1 juin 2022 – Nicolas Grégoire

Écrire à Murambi

Reprise. Sentiment que l’échec se joue déjà d’avance mais écrire au moins. Épuisement aussi face aux lieux, Murambi ayant été très loin dans la douleur.

« Écrire avec » : sans doute la place où mieux tenir. Écrire avec le génocide et avec soi. Sans mettre du tout « je » et génocide sur le même plan mais en se positionnant à partir de soi, sans prendre la place des rescapés ou des victimes. Hors de cette position, ce ne serait qu’imposture, je ne peux que tenter d’écrire avec la mémoire du génocide.

Cette dame qui accueille le tueur de son fils dans sa maison, jusqu’à l’adopter, jusqu’à dire que l’amour qu’elle avait pour son fils, c’est son exécuteur qui en a désormais le plus besoin, peut-on aussi l’imaginer malgré tout ?

Murambi.

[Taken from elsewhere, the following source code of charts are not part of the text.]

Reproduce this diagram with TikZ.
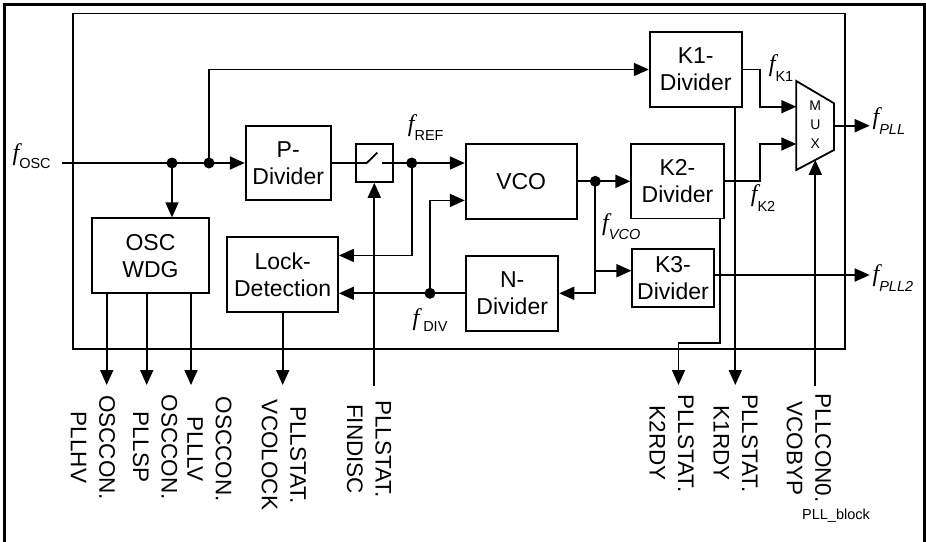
\documentclass[tikz,border=0pt]{standalone}
\usepackage{fontspec}
\setmainfont{Liberation Sans}
\newfontfamily\tnr{Liberation Serif}
\usetikzlibrary{arrows.meta}
\newcommand\fsig[2][8]{{\fontsize{24}{24}\selectfont\tnr\itshape f}\raisebox{-#1pt}{\fontsize{14.5}{14.5}\selectfont #2}}
\begin{document}
\begin{tikzpicture}[x=1pt,y=-1pt,line width=1.8pt,
  box/.style={draw,line width=1.8pt,inner sep=0pt,align=center,font=\fontsize{23}{26.7}\selectfont},
  arr/.style={-{Triangle[length=15pt,width=13pt]}},
  lbl/.style={rotate=-90,align=center,inner sep=0pt,font=\fontsize{22.5}{28.5}\selectfont},
  flab/.style={anchor=base west,inner sep=0pt},
  mux/.style={inner sep=0pt,font=\fontsize{14}{14}\selectfont}]
\useasboundingbox (0,0) rectangle (926,541);
\draw[line width=3pt] (4.5,4.5) rectangle (924.5,545);
\draw (73,13.5) rectangle (844.7,349);
% blocks
\node[box,minimum width=85pt,minimum height=74.7pt] (P) at (288.2,163) {P-\\Divider};
\node[box,minimum width=117.6pt,minimum height=75pt] (WDG) at (150.5,255.8) {OSC\\WDG};
\node[box,minimum width=110.7pt,minimum height=74.4pt] (LD) at (282.7,274.5) {Lock-\\Detection};
\node[box,minimum width=36.7pt,minimum height=37.7pt] (SW) at (374.3,163) {};
\node[box,minimum width=111pt,minimum height=74.7pt] (VCO) at (521.2,181.3) {VCO};
\node[box,minimum width=92.3pt,minimum height=74.7pt] (N) at (512.2,293.3) {N-\\Divider};
\node[box,minimum width=92pt,minimum height=74.4pt] (K1) at (695.7,69.5) {K1-\\Divider};
\node[box,minimum width=92.4pt,minimum height=74.3pt] (K2) at (677.5,181.3) {K2-\\Divider};
\node[box,minimum width=81.4pt,minimum height=58pt] (K3) at (673,278.3) {K3-\\Divider};
% mux
\draw (796.3,81) -- (834,103.3) -- (834,150) -- (796.3,170) -- cycle;
\node[mux] (mM) at (815.3,106) {M};
\node[mux] (mU) at (815.3,124.5) {U};
\node[mux] (mX) at (815.3,144) {X};
\coordinate (mi1) at (796.3,106.7);
\coordinate (mi2) at (796.3,144);
\coordinate (mo) at (834,125.7);
\coordinate (msel) at (815.3,159.9);
% junctions
\coordinate (in0) at (62,163);
\coordinate (d1) at (172,163);
\coordinate (d2) at (209,163);
\coordinate (swa) at (366.7,163);
\coordinate (swb) at (377.3,152.7);
\coordinate (swc) at (381.7,163);
\coordinate (dR) at (411.7,163);
\coordinate (dD) at (430,293.3);
\coordinate (dV) at (595.3,181.3);
\coordinate (dK3) at (595.3,270.7);
\path (LD.north east) -- (LD.south east) coordinate[pos=0.25] (ld1);
\path (VCO.north west) -- (VCO.south west) coordinate[pos=0.75] (vi2);
% free ends
\coordinate (fP) at (869.7,125.7);
\coordinate (fP2) at (869.7,275);
\coordinate (o1) at (106.7,385);
\coordinate (o2) at (146.7,385);
\coordinate (o3) at (191,385);
\coordinate (o4) at (282.7,385);
\coordinate (c5) at (374.3,386);
\coordinate (o6) at (678.5,385);
\coordinate (o7) at (735.3,385);
\coordinate (c8) at (815.3,386);
% connectors
\draw (in0) -- (d1) -- (d2);
\draw[arr] (d2) -- (P.west);
\draw[arr] (d1) -- (d1 |- WDG.north);
\draw[arr] (d2) |- (K1.west);
\draw (P.east) -- (swa) -- (swb);
\draw (swc) -- (dR);
\draw[arr] (dR) -- (dR -| VCO.west);
\draw[arr] (dR) |- (ld1);
\draw[arr] (N.west) -- (N.west -| LD.east);
\draw[arr] (dD) |- (vi2);
\draw (VCO.east) -- (dV);
\draw[arr] (dV) -- (K2.west);
\draw[arr] (dV) |- (N.east);
\draw[arr] (dK3) -- (dK3 -| K3.west);
\draw[arr] (fP2 -| K3.east) -- (fP2);
\draw[arr] (K1.east) -| (759.7,106.7) -- (mi1);
\draw[arr] (K2.east) -| (759.7,144) -- (mi2);
\draw[arr] (mo) -- (fP);
\draw[arr] (c8) -- (msel);
\draw[arr] (c5) -- (SW.south);
\draw[arr] (o1 |- WDG.south) -- (o1);
\draw[arr] (o2 |- WDG.south) -- (o2);
\draw[arr] (o3 |- WDG.south) -- (o3);
\draw[arr] (o4 |- LD.south) -- (o4);
\draw[arr] (o7 |- K1.south) -- (o7);
\draw[arr] (720.3,0 |- K2.south) -- (720.3,343) -- (678.5,343) -- (o6);
% dots
\foreach \p in {d1,d2,dR,dD,dV} \fill (\p) circle (5.5pt);
% signal labels
\node[flab] (lOSC) at (11.7,160) {\fsig[8]{OSC}};
\node[flab] (lREF) at (407,131) {\fsig[9.5]{REF}};
\node[flab] (lK1) at (768,71) {\fsig[10]{K1}};
\node[flab] (lK2) at (750,201) {\fsig[10]{K2}};
\node[flab] (lVCO) at (601.3,230) {\fsig[9]{\itshape VCO}};
\node[flab] (lDIV) at (411.7,325) {\fsig[6]{\hspace{4pt}DIV}};
\node[flab] (lPLL) at (871.7,124) {\fsig[10]{\itshape PLL}};
\node[flab] (lPLL2) at (871.7,281) {\fsig[10]{\itshape PLL2}};
% register labels
\node[lbl] (l1) at (93,447.5) {OSCCON.\\PLLHV};
\node[lbl] (l2) at (155,447) {OSCCON.\\PLLSP};
\node[lbl] (l3) at (209.6,449) {OSCCON.\\PLLLV};
\node[lbl] (l4) at (283.8,455) {PLLSTAT.\\VCOLOCK};
\node[lbl] (l5) at (369.2,449) {PLLSTAT.\\FINDISC};
\node[lbl] (l6) at (671.7,443.3) {PLLSTAT.\\K2RDY};
\node[lbl] (l7) at (735.8,443.3) {PLLSTAT.\\K1RDY};
\node[lbl] (l8) at (808.8,448.3) {PLLCON0.\\VCOBYP};
\node[inner sep=0pt,font=\fontsize{14.5}{14.5}\selectfont] (cap) at (836,516) {PLL\_block};
\end{tikzpicture}
\end{document}
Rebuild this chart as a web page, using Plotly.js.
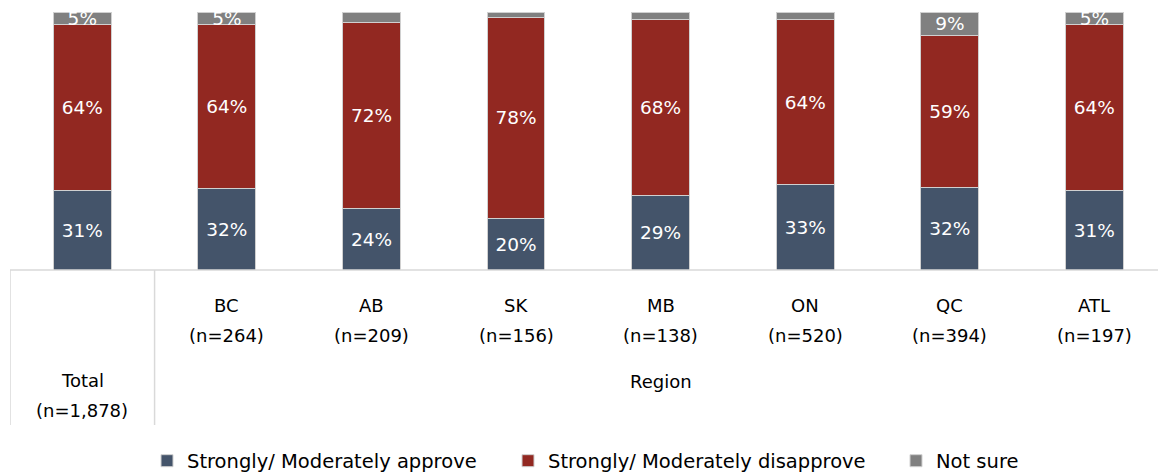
<!DOCTYPE html>
<html>
<head>
<meta charset="utf-8">
<script src="https://cdn.plot.ly/plotly-3.0.1.min.js"></script>
<style>html,body{margin:0;padding:0;background:#fff;}#chart{width:1158px;height:474px;}</style>
</head>
<body>
<div id="chart"></div>
<script>
const categories = ["Total", "BC", "AB", "SK", "MB", "ON", "QC", "ATL"];
const sampleSizes = ["(n=1,878)", "(n=264)", "(n=209)", "(n=156)", "(n=138)", "(n=520)", "(n=394)", "(n=197)"];
const approve = [31, 32, 24, 20, 29, 33, 32, 31];
const disapprove = [64, 64, 72, 78, 68, 64, 59, 64];
const notSure = [5, 5, 4, 2, 3, 3, 9, 5];
const seriesNames = ["Strongly/ Moderately approve", "Strongly/ Moderately disapprove", "Not sure"];
const groupLabel = "Region";

const FONT = "DejaVu Sans, sans-serif";
const xs = categories.map((c, i) => i);
const lbl = arr => arr.map(v => v >= 5 ? v + "%" : "");

function barTrace(name, vals, color, legendId) {
  return {
    type: "bar", name: name, x: xs, y: vals, legend: legendId,
    text: lbl(vals), texttemplate: "%{text}", textposition: "inside",
    insidetextanchor: "middle", textangle: 0, constraintext: "none",
    textfont: {family: FONT, size: 18.5, color: "#ffffff"},
    marker: {color: color, line: {color: "#d0d0d0", width: 1}},
    hoverinfo: "skip", cliponaxis: false
  };
}

const data = [
  barTrace(seriesNames[0], approve, "#44546A", "legend"),
  barTrace(seriesNames[1], disapprove, "#922821", "legend2"),
  barTrace(seriesNames[2], notSure, "#808080", "legend3")
];

const annotations = [];
categories.forEach((c, i) => {
  const base = i === 0 ? -110 : -35;
  annotations.push({xref: "x", yref: "paper", x: i, y: 0, yanchor: "middle", yshift: base,
    text: c, showarrow: false, font: {family: FONT, size: 18, color: "#000"}});
  annotations.push({xref: "x", yref: "paper", x: i, y: 0, yanchor: "middle", yshift: base - 30,
    text: sampleSizes[i], showarrow: false, font: {family: FONT, size: 18, color: "#000"}});
});
annotations.push({xref: "x", yref: "paper", x: (1 + categories.length - 1) / 2, y: 0, yanchor: "middle", yshift: -111,
  text: groupLabel, showarrow: false, font: {family: FONT, size: 18, color: "#000"}});

const lineStyle = {color: "#d9d9d9", width: 1.5};
const tableBottom = -(425 - 270) / 258;
const shapes = [
  {type: "line", xref: "paper", yref: "paper", x0: 0, x1: 1, y0: 0, y1: 0, line: lineStyle},
  {type: "line", xref: "x", yref: "paper", x0: -0.5, x1: -0.5, y0: 0, y1: tableBottom, line: lineStyle},
  {type: "line", xref: "x", yref: "paper", x0: 0.5, x1: 0.5, y0: 0, y1: tableBottom, line: lineStyle}
];

function legendAt(leftPx) {
  return {orientation: "h", xref: "container", yref: "container", x: leftPx / 1158, xanchor: "left",
    y: (474 - 461) / 474, yanchor: "middle", bgcolor: "rgba(0,0,0,0)",
    font: {family: FONT, size: 19.5, color: "#000"}, itemwidth: 30};
}

const layout = {
  width: 1158, height: 474,
  margin: {l: 10, r: 0, t: 12, b: 204, autoexpand: false},
  barmode: "stack", barnorm: "percent", bargap: 0.6,
  paper_bgcolor: "#ffffff", plot_bgcolor: "#ffffff",
  font: {family: FONT, size: 18, color: "#000"},
  xaxis: {range: [-0.5, 7.44], showticklabels: false, showgrid: false, zeroline: false, showline: false, ticks: "", fixedrange: true},
  yaxis: {range: [0, 100], visible: false, showgrid: false, zeroline: false, fixedrange: true},
  showlegend: true,
  legend: legendAt(147),
  legend2: legendAt(508),
  legend3: legendAt(896),
  annotations: annotations,
  shapes: shapes
};

Plotly.newPlot("chart", data, layout, {displayModeBar: false, staticPlot: true});
</script>
</body>
</html>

Les images sont nombreuses, elles transmettent l’horreur du cadavre recouvert de chaux mais leur multitude ne finit-elle pas par nier les corps, les transformant en simples objets du lieu ? Les morts devenant ainsi témoins non pas du génocide et de leur passé d’êtres vivants mais du passage, de l’épreuve, du visiteur-photographe accomplissant son « devoir de mémoire ». Bien sûr, chaque personne qui se rend à Murambi n’y va pas en considérant le lieu comme un « site à voir » (haut-lieu) du génocide mais pour sans doute chercher à comprendre et donc, en publiant ses photos, souhaite tout simplement témoigner. Mais les points de vue étant souvent les mêmes, le lieu ne devient-il pas seulement qu’un cliché, un « non-lieu » ?

Et les mots répétés ?

À Murambi, le paysage est mémoire. Si à Nyamata c’est le manque d’horizon qui écrase, à Murambi il est de trop, il a participé à l’entreprise d’extermination. La colline de Murambi a été choisie justement parce qu’elle était entourée d’autres collines, plus hautes. Impossible de s’échapper sans être vu. Lorsqu’on sort de la première salle de classe, on regarde ces collines pour reprendre son souffle, on tente de chercher du beau, mais si les collines portent la vie, sans doute la même vie, répétée, laborieuse, de toutes les collines du Rwanda, sous le regard, sous les chants qu’on entend au bord du mémorial, c’est la mort qui fut portée en 1994.

Reprise des photographies de Murambi. Post-traitement via Lightroom. Questions qui se posent, comme pour les poèmes. Dès le cadrage pourtant, l’œil rend, modifie les lieux, pour n’imposer qu’un regard. Le traitement monochrome, avec accentuation des contrastes, rend les images plus fortes. Il s’agit toujours des simples photographies prises avec le Coolpix mais elles sont sans doute ainsi moins quelconques. Cependant, jusqu’où aller étant donné le lieu exposé sur l’image ? Je n’aurai jamais le regard qu’auront pu porter les victimes de Murambi sur ces paysages mais puis-je y poser le mien de telle manière ?

Et « je », mes mots écrits dans un livre de poésie ? Ils sont aussi cadrés, mis en lumière, plus ou moins isolés sur la page. Comme Peress ou Majoli, je ne suis qu’un tiers qui a accès, avec un net confort, aux lieux du génocide. Bavarder pour justifier sa position ne change que peu celle-ci. Voix de cette femme de Nyamata en écho : « si tu as fini, tu peux partir ». Elle hante, elle n’a que faire de ma honte ou de ma culpabilité. Reste à trouver le point d’équilibre, se taire et dire d’où (avec ce que) je suis, veiller à ne pas basculer plutôt qu’écrire, quand l’usure ne l’emporte pas. Est-ce mieux ainsi ? Je ne sais pas.

Texte inédit.

Nicolas Grégoire est né en 1985. Il vit et travaille comme instituteur en Belgique. Ses publications : ses restes / en somme, Le Taillis Pré ; d’être et de tête, Le Taillis Pré ; face à / morts d’être, Centrifuges ; s’effondrer sans, Æncrages & Co ; travail de dire, Rougerie ; désastre ravalé ravaler désastre, Æncrages & Co.

Le Centre commémoratif du génocide de Murambi est un site situé près de la ville de Murambi, dans le sud du Rwanda et établi dans l’ancienne école technique de la ville.